The real test is who stays when you’re not fun anymore. Who stays when you’re heavy, quiet, or broken.

She didn’t.

When clarity replaces loyalty

That realization hurt more than I expected. It made me question not just her, but myself.

I started replaying old memories with new eyes. Moments where I showed up fully for her, and moments where she emotionally checked out when things got uncomfortable.

I noticed how often I’d minimized my needs to keep things smooth. How often I’d carried emotional weight without expecting anything back.

Grief has a way of cutting through denial. It forces questions you avoided when life felt manageable.

Why am I investing in someone who can’t meet me in pain. Why am I calling this a best friendship when it feels one sided.

And the hardest question of all, how many other relationships am I maintaining out of habit, not care.

Letting go without a confrontation

Cutting her off wasn’t dramatic. There was no final speech or emotional showdown.

I just stopped reaching out. I stopped responding to the occasional casual message months later that ignored everything that had happened.

At first it felt petty. Then it felt sad.

Then, unexpectedly, it felt peaceful.

There’s a lot of online talk about cutting people off like it’s empowering and clean. In real life, it feels like grieving someone who’s still alive.

You mourn the version of the relationship you believed in. You mourn the future you assumed would happen.

You also mourn the version of yourself who stayed longer than you should have.

Why time is not a contract

I felt guilty for a long time. Society treats long friendships like sacred contracts that must be honored at all costs.

Eighteen years sounds like something you’re supposed to protect no matter what. As if time itself guarantees loyalty and depth.

But time only proves duration. It doesn’t prove care.

Staying isn’t always a sign of strength. Sometimes it’s just familiarity masquerading as commitment.

Familiarity is comforting, but it can keep you stuck in dynamics that stopped serving you a long time ago.

Listening to your body instead of your guilt

I kept asking myself if I was being too harsh. I kept wondering if I was punishing her for an awkward attempt at comfort.

But every time I imagined letting her back in, my body tensed. Not anger, not resentment, just resistance.

That’s when I stopped arguing with myself. Your nervous system knows things your logic tries to override.

People underestimate how much truth lives in physical reactions. You can rationalize endlessly, but your body remembers what felt unsafe.

Forgiveness without access

I did forgive her eventually. I stopped replaying the moment, stopped waiting for an apology that wasn’t coming.

But forgiveness didn’t mean reconnection. Those are two separate choices.

You can release resentment without reopening a door. You can accept who someone is without inviting them back into your life.

That distinction changed how I see boundaries entirely.

What grief taught me about showing up

The people who helped me most after my father died didn’t say much. They didn’t try to fix or reframe anything.

They showed up, checked in, sat with me, and let silence exist without panicking.

They treated my grief like something sacred, not awkward.

That experience reshaped how I show up for others now.
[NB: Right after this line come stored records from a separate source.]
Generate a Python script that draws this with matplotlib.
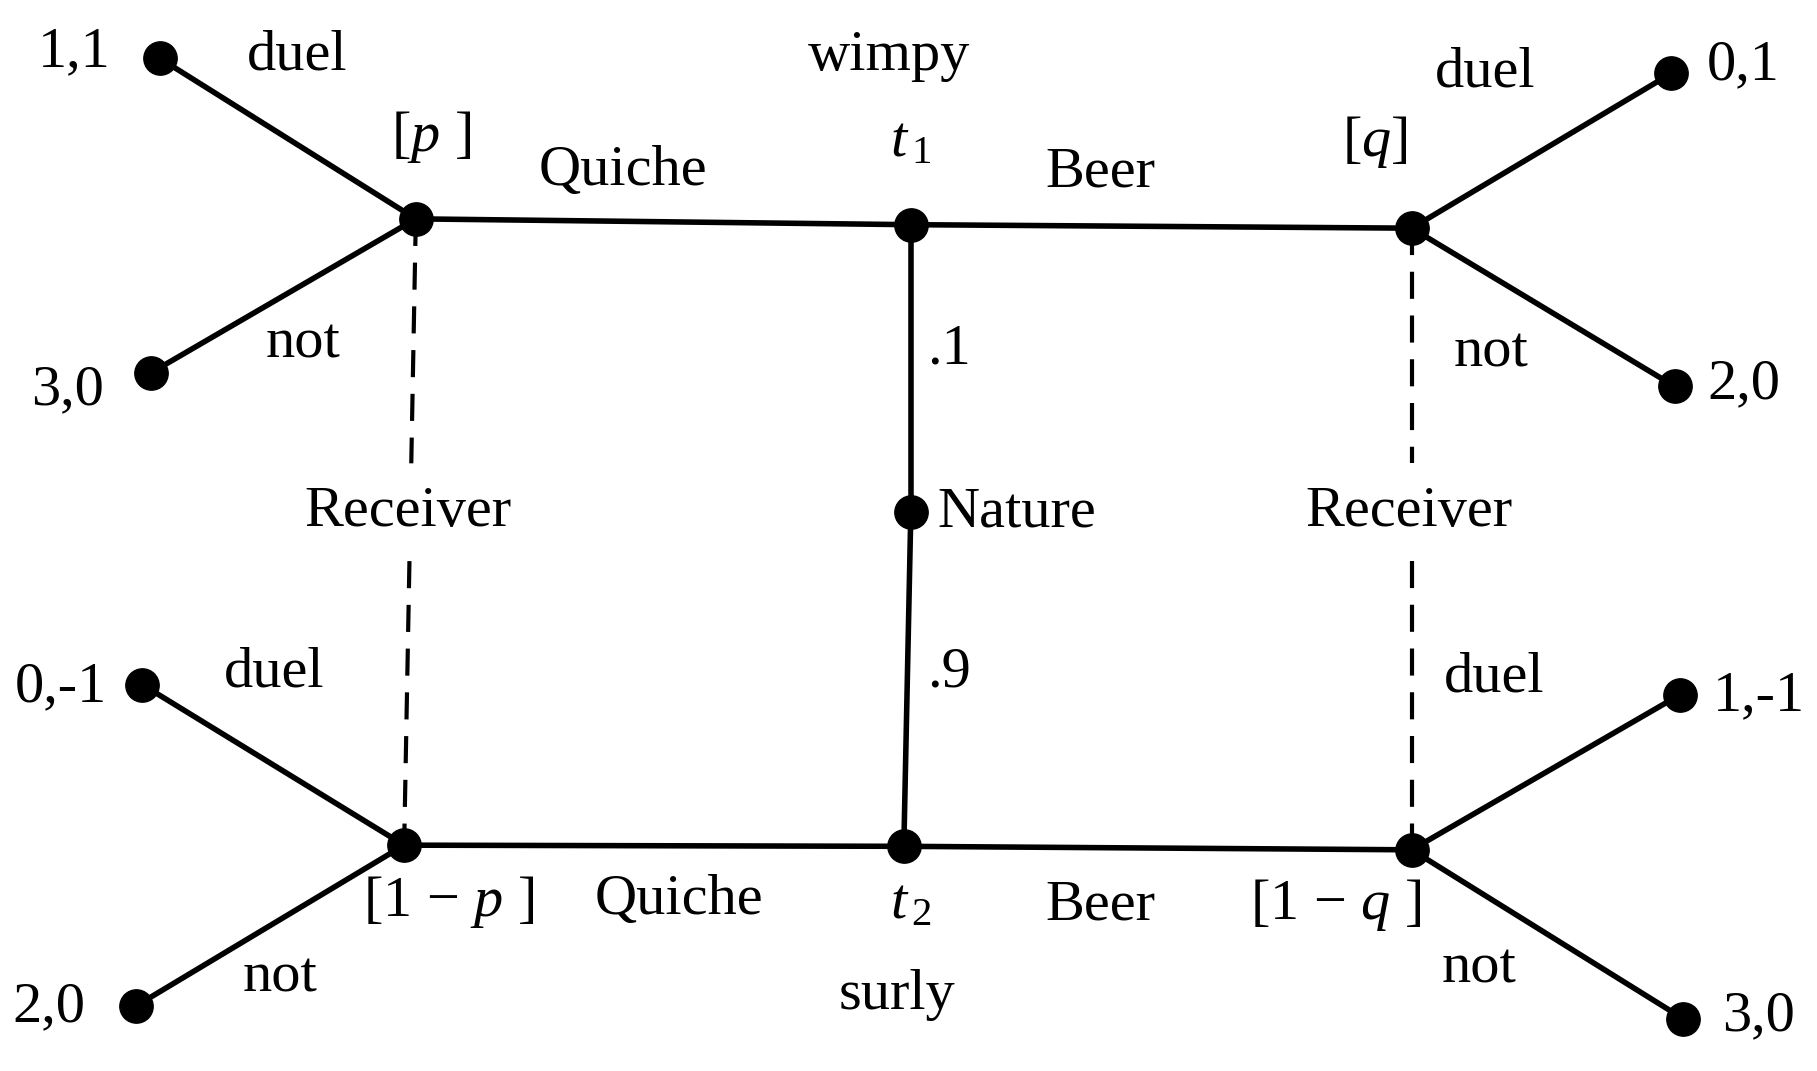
import matplotlib
matplotlib.use("Agg")
import matplotlib.pyplot as plt

plt.rcParams["font.family"] = ["Liberation Serif", "DejaVu Serif"]
plt.rcParams["mathtext.fontset"] = "custom"
plt.rcParams["mathtext.rm"] = "Liberation Serif"
plt.rcParams["mathtext.it"] = "Liberation Serif:italic"

# node positions (diagram units, y grows downward)
node_names = ["t1", "nature", "t2", "p", "q", "1-p", "1-q",
              "a11", "a30", "a01", "a20", "b0m1", "b20", "b1m1", "b30"]
node_x = [782, 782, 776, 357, 1212, 347, 1212,
          137, 130, 1435, 1438, 122, 117, 1442, 1445]
node_y = [193, 440, 727, 188, 196, 726, 730,
          50, 320, 63, 332, 588, 864, 597, 875]

solid_edges = [("t1", "nature"), ("nature", "t2"),
               ("t1", "p"), ("t1", "q"), ("t2", "1-p"), ("t2", "1-q"),
               ("p", "a11"), ("p", "a30"), ("q", "a01"), ("q", "a20"),
               ("1-p", "b0m1"), ("1-p", "b20"), ("1-q", "b1m1"), ("1-q", "b30")]
# information sets, broken where the "Receiver" label sits
dashed_edges = [("p", "1-p"), ("q", "1-q")]
gap_top, gap_bottom = 398, 482

labels = [
    ("1,1", 64, 45), ("duel", 255, 48), ("[$p$ ]", 370, 118),
    ("Quiche", 535, 147), ("wimpy", 763, 48), ("Beer", 945, 148),
    ("[$q$]", 1180, 122), ("duel", 1275, 62), ("0,1", 1497, 56),
    ("not", 260, 295), ("3,0", 58, 335), (".1", 815, 300),
    ("not", 1280, 303), ("2,0", 1497, 330),
    ("Receiver", 350, 440), ("Receiver", 1210, 440),
    ("0,-1", 52, 590), ("duel", 235, 578), (".9", 815, 578),
    ("duel", 1283, 582), ("1,-1", 1510, 598),
    ("[1 $-$ $p$ ]", 385, 775), ("Quiche", 583, 773),
    ("Beer", 945, 778), ("[1 $-$ $q$ ]", 1147, 777),
    ("not", 240, 840), ("surly", 770, 855), ("not", 1270, 832),
    ("2,0", 42, 865), ("3,0", 1510, 873),
]
type_labels = [("$t_{\\,\\mathrm{1}}$", 782, 122), ("$t_{\\,\\mathrm{2}}$", 782, 777)]

pos = {n: (x, y) for n, x, y in zip(node_names, node_x, node_y)}

fig = plt.figure(figsize=(18.17, 10.71), dpi=100)
ax = fig.add_axes([0, 0, 1, 1])
ax.set_xlim(0, 1560)
ax.set_ylim(920, 0)
ax.axis("off")

for a, b in solid_edges:
    (x0, y0), (x1, y1) = pos[a], pos[b]
    ax.plot([x0, x1], [y0, y1], color="black", linewidth=4.0,
            solid_capstyle="round", zorder=2)

for a, b in dashed_edges:
    (x0, y0), (x1, y1) = pos[a], pos[b]
    for ya, yb in [(y0, gap_top), (gap_bottom, y1)]:
        xa = x0 + (x1 - x0) * (ya - y0) / (y1 - y0)
        xb = x0 + (x1 - x0) * (yb - y0) / (y1 - y0)
        ax.plot([xa, xb], [ya, yb], color="black", linewidth=3.0,
                linestyle=(0, (6.5, 4)), zorder=1)

ax.plot(node_x, node_y, "o", color="black", markersize=24, zorder=3,
        linestyle="none")

ax.text(805, 440, "Nature", fontsize=42, ha="left", va="center")
for txt, x, y in labels:
    ax.text(x, y, txt, fontsize=42, ha="center", va="center")
for txt, x, y in type_labels:
    ax.text(x, y, txt, fontsize=42, ha="center", va="center")

fig.savefig("out.png", dpi=100)
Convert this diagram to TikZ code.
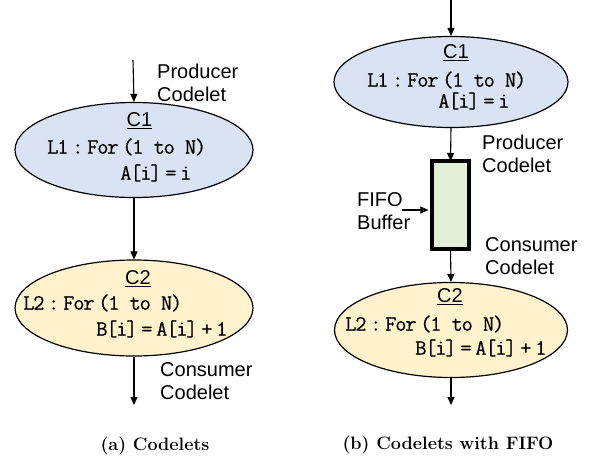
\documentclass[tikz,border=0pt]{standalone}
\usepackage{fontspec}
\setsansfont{Liberation Sans}
\newfontfamily\codefont[LetterSpace=-6,FakeBold=0.4]{Latin Modern Mono}
\usetikzlibrary{arrows.meta,shapes.geometric}
\definecolor{prodblue}{HTML}{DAE3F3}
\definecolor{consyellow}{HTML}{FFF2CC}
\definecolor{fifogreen}{HTML}{E2F0D9}

\begin{document}
\begin{tikzpicture}[x=1pt,y=-1pt,
    codelet/.style={draw,ellipse,line width=1.2pt,inner sep=0pt},
    flow/.style={-{Triangle[length=8pt,width=7pt]},line width=1.1pt},
    lbl/.style={font=\sffamily\fontsize{20}{23.5}\selectfont,align=left,anchor=west,inner sep=0pt},
    cname/.style={font=\sffamily\fontsize{20}{24}\selectfont,inner sep=0pt},
    code/.style={font=\codefont\fontsize{22}{24}\selectfont,anchor=west,inner sep=0pt},
    subcap/.style={font=\bfseries\fontsize{18}{20}\selectfont,inner sep=0pt}]
    \useasboundingbox (0,0) rectangle (590,461);
    % (a) codelets
    \coordinate (ain) at (133,60);
    \node[codelet,fill=prodblue,minimum width=238,minimum height=95] (c1a) at (134,150) {};
    \node[codelet,fill=consyellow,minimum width=238,minimum height=96] (c2a) at (134,308) {};
    \coordinate (aout) at (134,405);
    \draw[flow] (ain) -- (c1a.north);
    \draw[flow] (c1a.south) -- (c2a.north);
    \draw[flow] (c2a.south) -- (aout);
    \node[cname] (c1aname) at (139.5,121) {\underline{C1}};
    \node[code] (c1aloop) at (47,147) {L1\,:\,For\,(1 to N)};
    \node[code] (c1abody) at (120,173) {A[i]\,=\,i};
    \node[cname] (c2aname) at (138,279) {\underline{C2}};
    \node[code] (c2aloop) at (23,303) {L2\,:\,For\,(1 to N)};
    \node[code] (c2abody) at (96,329) {B[i]\,=\,A[i]\,+\,1};
    \node[lbl] (aprod) at (157,83) {Producer\\Codelet};
    \node[lbl] (acons) at (160,381) {Consumer\\Codelet};
    \node[subcap] (acap) at (155,446) {(a) Codelets};
    % (b) codelets with fifo
    \coordinate (bin) at (451,0);
    \node[codelet,fill=prodblue,minimum width=234,minimum height=91] (c1b) at (451,82) {};
    \node[draw,fill=fifogreen,line width=3.6pt,minimum width=37,minimum height=88,inner sep=0pt] (fifo) at (450.5,205) {};
    \node[codelet,fill=consyellow,minimum width=233,minimum height=95] (c2b) at (451,330) {};
    \coordinate (bout) at (451,405);
    \draw[flow] (bin) -- (c1b.north);
    \draw[flow] (c1b.south) -- ([yshift=-1.8pt]fifo.north);
    \draw[flow] ([yshift=1.8pt]fifo.south) -- (c2b.north);
    \draw[flow] (c2b.south) -- (bout);
    \node[cname] (c1bname) at (456,53) {\underline{C1}};
    \node[code] (c1bloop) at (367,80) {L1\,:\,For\,(1 to N)};
    \node[code] (c1bbody) at (438,101) {A[i]\,=\,i};
    \node[cname] (c2bname) at (450,297) {\underline{C2}};
    \node[code] (c2bloop) at (345,324) {L2\,:\,For\,(1 to N)};
    \node[code] (c2bbody) at (415,348) {B[i]\,=\,A[i]\,+\,1};
    \node[lbl] (bprod) at (482,154) {Producer\\Codelet};
    \node[lbl] (fbuf) at (357,211) {FIFO\\Buffer};
    \coordinate (fbufend) at (402,210);
    \draw[flow] (fbufend) -- ([xshift=-1.8pt]fbufend -| fifo.west);
    \node[lbl] (bcons) at (485,256) {Consumer\\Codelet};
    \node[subcap] (bcap) at (448,445) {(b) Codelets with FIFO};
\end{tikzpicture}
\end{document}
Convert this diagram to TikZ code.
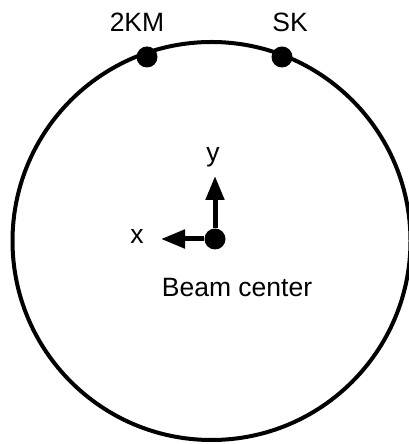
\documentclass[tikz,border=0pt]{standalone}
\usepackage{fontspec}
\setmainfont{Liberation Sans}
\usetikzlibrary{arrows.meta}

\begin{document}
\begin{tikzpicture}[x=1bp, y=1bp, >={Triangle[length=24bp, width=18bp]},
    dot/.style={circle, fill, inner sep=0pt, minimum size=21bp},
    lbl/.style={inner sep=0pt, font=\fontsize{26.5bp}{31bp}\selectfont}]
    \useasboundingbox (0,0) rectangle (408,444);
    % detector ring
    \draw[line width=4bp] (211.5,203) circle[radius=199];
    \node[dot] (km) at (147,387) {};
    \node[dot] (sk) at (282,387) {};
    \node[lbl] (kmlabel) at (137,422) {2KM};
    \node[lbl] (sklabel) at (290,422) {SK};
    % beam center and axes
    \node[dot] (beam) at (215,205) {};
    \coordinate (ytip) at (215,268);
    \coordinate (xtip) at (161,205);
    \draw[->, line width=5bp] (beam) -- (ytip);
    \draw[->, line width=5bp] (beam) -- (xtip);
    \node[lbl] (ylabel) at (213,287) {y};
    \node[lbl] (xlabel) at (137,207) {x};
    \node[lbl] (beamlabel) at (237,156) {Beam center};
\end{tikzpicture}
\end{document}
When someone is hurting, I don’t reach for the perfect sentence.

I reach for honesty. “I don’t know what to say, but I’m here” is enough.

If you’ve lost a friendship this way

If you’ve ever lost a friendship over something that looked small to outsiders, you’re not overreacting.

It’s rarely about the moment itself. It’s about what the moment reveals.

One sentence can act like a spotlight. It can expose a dynamic you’ve been trying not to see.

And when you’re already carrying grief, you don’t have room to carry denial too.

Choosing peace over history

I didn’t cut her off out of anger. I cut her off because I wanted peace.

I didn’t need perfection. I needed presence.

That one sentence at my father’s funeral showed me she couldn’t offer that, and her silence afterward confirmed it.

Sometimes the most painful realization isn’t what someone says. It’s who they show you they are when everything matters most.

Eighteen years is a long time. But if a relationship can’t survive your worst day with basic empathy, it was never as solid as you thought.